[start]

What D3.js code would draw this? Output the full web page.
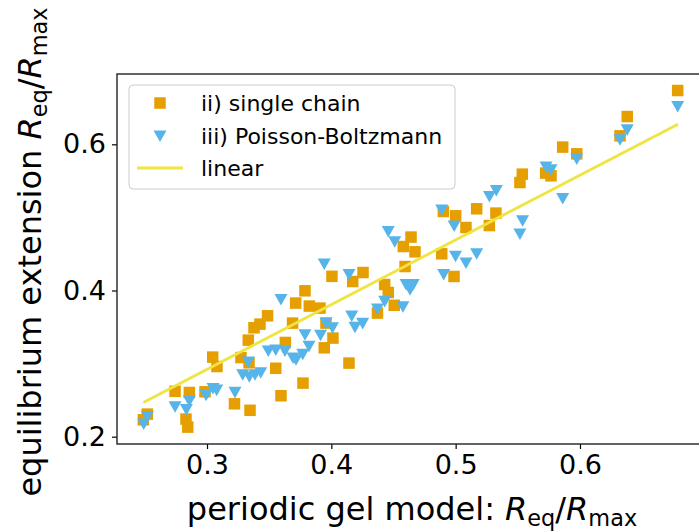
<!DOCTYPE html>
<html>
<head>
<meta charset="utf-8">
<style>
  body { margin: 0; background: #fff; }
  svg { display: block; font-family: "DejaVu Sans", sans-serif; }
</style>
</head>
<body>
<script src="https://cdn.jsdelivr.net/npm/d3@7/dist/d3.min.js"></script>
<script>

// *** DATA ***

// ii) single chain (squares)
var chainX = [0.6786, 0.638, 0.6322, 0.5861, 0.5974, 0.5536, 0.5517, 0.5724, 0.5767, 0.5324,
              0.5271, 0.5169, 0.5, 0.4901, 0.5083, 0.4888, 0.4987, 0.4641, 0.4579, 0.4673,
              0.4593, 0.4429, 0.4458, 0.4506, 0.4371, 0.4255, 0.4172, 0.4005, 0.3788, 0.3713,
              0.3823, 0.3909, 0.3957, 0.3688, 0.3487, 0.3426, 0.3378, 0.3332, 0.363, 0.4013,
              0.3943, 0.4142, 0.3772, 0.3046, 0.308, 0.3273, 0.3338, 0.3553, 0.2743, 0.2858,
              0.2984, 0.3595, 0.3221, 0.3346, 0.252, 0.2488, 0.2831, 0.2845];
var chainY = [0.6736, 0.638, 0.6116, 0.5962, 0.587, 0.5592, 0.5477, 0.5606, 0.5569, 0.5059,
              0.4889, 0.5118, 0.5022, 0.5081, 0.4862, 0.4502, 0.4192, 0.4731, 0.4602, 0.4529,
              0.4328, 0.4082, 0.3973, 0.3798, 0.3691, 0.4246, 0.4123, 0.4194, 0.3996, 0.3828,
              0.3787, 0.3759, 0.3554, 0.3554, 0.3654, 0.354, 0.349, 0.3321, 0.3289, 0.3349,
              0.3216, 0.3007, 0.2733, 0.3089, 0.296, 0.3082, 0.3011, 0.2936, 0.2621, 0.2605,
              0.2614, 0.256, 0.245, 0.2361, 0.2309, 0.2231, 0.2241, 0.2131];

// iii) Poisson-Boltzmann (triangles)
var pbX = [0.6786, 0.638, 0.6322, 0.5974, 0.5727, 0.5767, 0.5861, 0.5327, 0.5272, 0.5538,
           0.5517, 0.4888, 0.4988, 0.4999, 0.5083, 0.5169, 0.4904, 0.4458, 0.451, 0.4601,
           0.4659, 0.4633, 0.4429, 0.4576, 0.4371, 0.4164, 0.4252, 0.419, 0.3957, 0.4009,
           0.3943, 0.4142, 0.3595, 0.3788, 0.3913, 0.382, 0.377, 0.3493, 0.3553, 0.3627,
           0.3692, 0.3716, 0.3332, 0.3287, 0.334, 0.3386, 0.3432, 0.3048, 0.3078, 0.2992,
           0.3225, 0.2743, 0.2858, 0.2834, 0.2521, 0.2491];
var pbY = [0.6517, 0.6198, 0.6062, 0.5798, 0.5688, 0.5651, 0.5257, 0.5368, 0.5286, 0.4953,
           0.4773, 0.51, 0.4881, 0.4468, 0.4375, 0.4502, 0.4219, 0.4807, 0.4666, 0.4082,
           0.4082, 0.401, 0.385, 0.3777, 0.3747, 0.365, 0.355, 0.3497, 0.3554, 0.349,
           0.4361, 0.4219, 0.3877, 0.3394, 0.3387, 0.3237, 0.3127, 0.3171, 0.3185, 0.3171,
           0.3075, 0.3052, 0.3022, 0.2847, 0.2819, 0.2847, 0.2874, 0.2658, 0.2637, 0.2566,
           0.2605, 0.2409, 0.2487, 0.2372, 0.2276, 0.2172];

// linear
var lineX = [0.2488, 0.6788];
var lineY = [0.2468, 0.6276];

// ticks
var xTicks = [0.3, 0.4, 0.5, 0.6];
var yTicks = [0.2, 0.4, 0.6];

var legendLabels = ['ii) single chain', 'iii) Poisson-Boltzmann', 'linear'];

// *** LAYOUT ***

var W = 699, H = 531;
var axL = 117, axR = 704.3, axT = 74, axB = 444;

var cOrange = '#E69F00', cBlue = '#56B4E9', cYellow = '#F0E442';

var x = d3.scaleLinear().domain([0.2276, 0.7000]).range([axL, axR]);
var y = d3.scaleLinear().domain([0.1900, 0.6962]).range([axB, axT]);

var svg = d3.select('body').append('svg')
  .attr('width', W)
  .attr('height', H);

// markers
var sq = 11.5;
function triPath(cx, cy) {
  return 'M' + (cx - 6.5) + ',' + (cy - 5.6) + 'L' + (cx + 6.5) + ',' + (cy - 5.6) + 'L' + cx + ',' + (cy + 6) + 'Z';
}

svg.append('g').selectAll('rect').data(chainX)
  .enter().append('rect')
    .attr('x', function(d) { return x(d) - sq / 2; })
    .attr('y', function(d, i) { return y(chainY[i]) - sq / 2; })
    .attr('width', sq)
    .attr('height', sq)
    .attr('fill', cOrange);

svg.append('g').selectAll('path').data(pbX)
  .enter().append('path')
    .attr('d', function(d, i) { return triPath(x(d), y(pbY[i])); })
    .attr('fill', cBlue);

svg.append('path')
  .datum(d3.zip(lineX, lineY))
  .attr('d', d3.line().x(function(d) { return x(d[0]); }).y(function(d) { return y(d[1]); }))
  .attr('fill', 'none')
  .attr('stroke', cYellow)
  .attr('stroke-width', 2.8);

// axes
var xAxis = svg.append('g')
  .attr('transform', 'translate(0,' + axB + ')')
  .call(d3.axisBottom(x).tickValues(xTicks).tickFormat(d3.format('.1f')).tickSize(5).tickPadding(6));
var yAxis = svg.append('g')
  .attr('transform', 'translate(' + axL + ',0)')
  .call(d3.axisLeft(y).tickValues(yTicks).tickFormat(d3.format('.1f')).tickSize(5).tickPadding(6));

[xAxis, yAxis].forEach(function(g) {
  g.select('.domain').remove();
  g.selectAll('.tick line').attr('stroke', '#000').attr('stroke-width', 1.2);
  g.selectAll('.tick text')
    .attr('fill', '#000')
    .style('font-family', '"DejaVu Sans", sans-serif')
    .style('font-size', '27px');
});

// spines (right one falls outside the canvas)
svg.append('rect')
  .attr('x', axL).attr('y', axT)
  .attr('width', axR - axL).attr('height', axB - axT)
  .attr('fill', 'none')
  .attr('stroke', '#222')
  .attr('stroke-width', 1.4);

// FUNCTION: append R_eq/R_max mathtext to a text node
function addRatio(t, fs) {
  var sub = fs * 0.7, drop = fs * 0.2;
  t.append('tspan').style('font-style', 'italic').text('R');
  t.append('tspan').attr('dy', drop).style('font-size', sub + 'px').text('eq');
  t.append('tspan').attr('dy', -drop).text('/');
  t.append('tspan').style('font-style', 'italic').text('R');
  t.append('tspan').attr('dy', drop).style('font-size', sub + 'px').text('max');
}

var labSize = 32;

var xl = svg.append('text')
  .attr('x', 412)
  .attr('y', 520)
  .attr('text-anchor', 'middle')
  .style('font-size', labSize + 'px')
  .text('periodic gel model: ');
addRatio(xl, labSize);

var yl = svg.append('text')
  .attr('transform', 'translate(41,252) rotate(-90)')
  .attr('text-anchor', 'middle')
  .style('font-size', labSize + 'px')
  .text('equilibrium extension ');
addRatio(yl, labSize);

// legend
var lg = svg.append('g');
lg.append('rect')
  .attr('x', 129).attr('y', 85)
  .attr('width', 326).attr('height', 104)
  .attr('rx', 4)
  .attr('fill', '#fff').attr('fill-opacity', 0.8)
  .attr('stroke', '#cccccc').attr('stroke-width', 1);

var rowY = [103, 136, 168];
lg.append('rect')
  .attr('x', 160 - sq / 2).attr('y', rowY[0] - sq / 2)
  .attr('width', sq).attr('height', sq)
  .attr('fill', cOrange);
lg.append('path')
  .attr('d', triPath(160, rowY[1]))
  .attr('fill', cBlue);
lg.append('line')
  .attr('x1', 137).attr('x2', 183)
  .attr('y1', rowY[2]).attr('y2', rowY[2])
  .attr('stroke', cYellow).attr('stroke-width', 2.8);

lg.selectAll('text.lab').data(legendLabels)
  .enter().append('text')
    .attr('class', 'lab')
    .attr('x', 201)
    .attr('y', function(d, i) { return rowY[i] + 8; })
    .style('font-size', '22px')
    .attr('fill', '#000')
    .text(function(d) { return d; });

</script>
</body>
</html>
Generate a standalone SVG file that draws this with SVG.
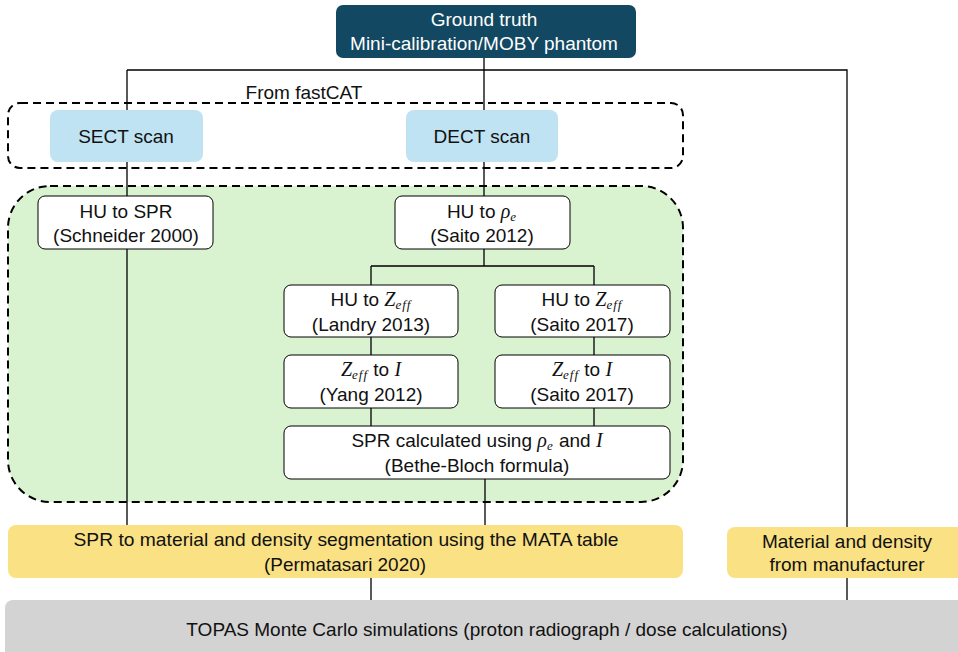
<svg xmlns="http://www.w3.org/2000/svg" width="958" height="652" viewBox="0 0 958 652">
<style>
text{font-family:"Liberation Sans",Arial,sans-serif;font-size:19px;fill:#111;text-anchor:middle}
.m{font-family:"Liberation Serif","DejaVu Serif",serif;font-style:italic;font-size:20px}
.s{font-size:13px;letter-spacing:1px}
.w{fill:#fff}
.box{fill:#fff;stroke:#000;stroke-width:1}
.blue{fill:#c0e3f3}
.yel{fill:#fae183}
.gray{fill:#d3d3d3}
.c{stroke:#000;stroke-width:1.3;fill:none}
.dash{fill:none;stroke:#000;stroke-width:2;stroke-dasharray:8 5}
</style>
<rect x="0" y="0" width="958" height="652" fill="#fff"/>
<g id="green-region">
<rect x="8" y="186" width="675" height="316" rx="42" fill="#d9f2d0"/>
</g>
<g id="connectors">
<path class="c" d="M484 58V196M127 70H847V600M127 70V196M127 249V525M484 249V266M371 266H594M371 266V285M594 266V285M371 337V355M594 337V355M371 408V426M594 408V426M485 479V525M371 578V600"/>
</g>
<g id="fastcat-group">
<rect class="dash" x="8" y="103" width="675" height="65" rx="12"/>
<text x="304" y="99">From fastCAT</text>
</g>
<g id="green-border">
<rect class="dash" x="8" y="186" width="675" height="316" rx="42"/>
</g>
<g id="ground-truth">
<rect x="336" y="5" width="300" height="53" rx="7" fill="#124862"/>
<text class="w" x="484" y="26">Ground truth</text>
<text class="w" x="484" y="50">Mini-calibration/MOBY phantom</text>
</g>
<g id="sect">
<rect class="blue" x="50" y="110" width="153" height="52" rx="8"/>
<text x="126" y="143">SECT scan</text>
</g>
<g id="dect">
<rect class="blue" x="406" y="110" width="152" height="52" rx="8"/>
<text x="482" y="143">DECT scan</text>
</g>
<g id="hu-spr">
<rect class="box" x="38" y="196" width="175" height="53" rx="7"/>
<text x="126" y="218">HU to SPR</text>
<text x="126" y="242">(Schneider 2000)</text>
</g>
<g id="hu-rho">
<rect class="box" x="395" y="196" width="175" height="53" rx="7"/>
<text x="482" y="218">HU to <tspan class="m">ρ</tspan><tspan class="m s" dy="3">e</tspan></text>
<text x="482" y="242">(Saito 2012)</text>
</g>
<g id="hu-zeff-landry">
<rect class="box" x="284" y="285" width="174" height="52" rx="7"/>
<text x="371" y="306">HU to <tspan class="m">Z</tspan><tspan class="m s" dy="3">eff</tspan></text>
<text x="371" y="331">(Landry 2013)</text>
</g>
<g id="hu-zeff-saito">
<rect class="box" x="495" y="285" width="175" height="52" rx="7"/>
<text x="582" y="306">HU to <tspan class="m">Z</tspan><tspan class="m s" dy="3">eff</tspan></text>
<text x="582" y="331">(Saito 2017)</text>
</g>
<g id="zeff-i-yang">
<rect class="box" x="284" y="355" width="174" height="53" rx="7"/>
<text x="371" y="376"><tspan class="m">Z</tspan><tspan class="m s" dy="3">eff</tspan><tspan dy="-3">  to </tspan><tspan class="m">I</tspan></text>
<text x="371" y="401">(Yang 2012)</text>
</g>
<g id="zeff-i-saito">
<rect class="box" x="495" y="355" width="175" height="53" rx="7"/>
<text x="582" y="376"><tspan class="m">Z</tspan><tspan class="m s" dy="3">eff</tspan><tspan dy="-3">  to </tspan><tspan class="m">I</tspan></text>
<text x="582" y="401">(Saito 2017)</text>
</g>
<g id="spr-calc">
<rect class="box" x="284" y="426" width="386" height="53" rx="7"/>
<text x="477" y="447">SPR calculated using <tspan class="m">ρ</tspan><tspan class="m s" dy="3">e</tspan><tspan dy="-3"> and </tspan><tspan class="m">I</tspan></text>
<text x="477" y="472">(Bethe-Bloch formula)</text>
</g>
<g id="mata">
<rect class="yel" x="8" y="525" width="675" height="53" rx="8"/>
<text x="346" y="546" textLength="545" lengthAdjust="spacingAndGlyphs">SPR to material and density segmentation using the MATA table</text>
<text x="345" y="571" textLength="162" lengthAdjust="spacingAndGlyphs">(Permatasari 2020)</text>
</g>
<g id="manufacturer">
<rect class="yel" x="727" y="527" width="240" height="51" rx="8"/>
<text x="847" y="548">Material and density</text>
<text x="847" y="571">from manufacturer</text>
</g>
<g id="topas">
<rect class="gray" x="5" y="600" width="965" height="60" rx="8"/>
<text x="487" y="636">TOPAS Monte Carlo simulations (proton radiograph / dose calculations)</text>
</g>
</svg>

[end]

REQUIREMENTS: Everything from the first line of the entries through the line that contains "0.2614, 0.256, 0.245, 0.2361, 0.2309, 0.2231, 0.2241, 0.2131];" is to be reproduced exactly, except the pictures.

TASK SOLUTION:
What D3.js code would draw this? Output the full web page.
<!DOCTYPE html>
<html>
<head>
<meta charset="utf-8">
<style>
  body { margin: 0; background: #fff; }
  svg { display: block; font-family: "DejaVu Sans", sans-serif; }
</style>
</head>
<body>
<script src="https://cdn.jsdelivr.net/npm/d3@7/dist/d3.min.js"></script>
<script>

// *** DATA ***

// ii) single chain (squares)
var chainX = [0.6786, 0.638, 0.6322, 0.5861, 0.5974, 0.5536, 0.5517, 0.5724, 0.5767, 0.5324,
              0.5271, 0.5169, 0.5, 0.4901, 0.5083, 0.4888, 0.4987, 0.4641, 0.4579, 0.4673,
              0.4593, 0.4429, 0.4458, 0.4506, 0.4371, 0.4255, 0.4172, 0.4005, 0.3788, 0.3713,
              0.3823, 0.3909, 0.3957, 0.3688, 0.3487, 0.3426, 0.3378, 0.3332, 0.363, 0.4013,
              0.3943, 0.4142, 0.3772, 0.3046, 0.308, 0.3273, 0.3338, 0.3553, 0.2743, 0.2858,
              0.2984, 0.3595, 0.3221, 0.3346, 0.252, 0.2488, 0.2831, 0.2845];
var chainY = [0.6736, 0.638, 0.6116, 0.5962, 0.587, 0.5592, 0.5477, 0.5606, 0.5569, 0.5059,
              0.4889, 0.5118, 0.5022, 0.5081, 0.4862, 0.4502, 0.4192, 0.4731, 0.4602, 0.4529,
              0.4328, 0.4082, 0.3973, 0.3798, 0.3691, 0.4246, 0.4123, 0.4194, 0.3996, 0.3828,
              0.3787, 0.3759, 0.3554, 0.3554, 0.3654, 0.354, 0.349, 0.3321, 0.3289, 0.3349,
              0.3216, 0.3007, 0.2733, 0.3089, 0.296, 0.3082, 0.3011, 0.2936, 0.2621, 0.2605,
              0.2614, 0.256, 0.245, 0.2361, 0.2309, 0.2231, 0.2241, 0.2131];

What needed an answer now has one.